I haven’t talked about the manuscripts of the NT for a while, and thought I should return to it for a couple of posts. This is a topic many people didn’t know anything about and certainly didn’t know they should *care* about until probably the past 15-20 years. But now it’s one of the issues I get asked about all the time.
When I was doing the research that led up to my book The Orthodox Corruption of Scripture (published in 1993), I came to see that the variations of our manuscripts were important not only because they could tell us what the original writers actually wrote in the books that later became the New Testament, but also because they could tell us about what was influencing the anonymous and otherwise unknown scribes who produced the copies of these books in later times.

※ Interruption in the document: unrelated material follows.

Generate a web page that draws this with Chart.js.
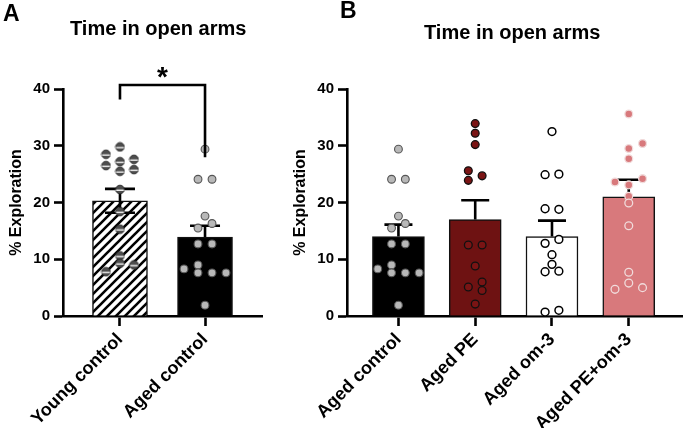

For a variety of good reasons scholars have long thought that most of the intentional changes of the text (that is, the alterations that scribes made on purpose – at least apparently on purpose – as opposed to simple scribal mistakes) were made sometime in the first two hundred years of copying (one good reason for thinking so: the vast majority of changes found in late manuscripts already can be found in early ones; later scribes might *reproduce* a variant they had found, but they are less likely to have *created* one). If these changes were indeed made intentionally, then the scribes who made them must have had a reason for wanting to make them. They were consciously changing their texts in places.
They weren’t doing that in millions of places, but in some, here and there, and sometimes in key passages. Sometimes they made changes for fairly obvious reasons, among which are the following (these have long, long been noted by textual scholars):
- If the text scribes were copying appeared to contain a contradiction with another text in the Bible, they would often “correct” it.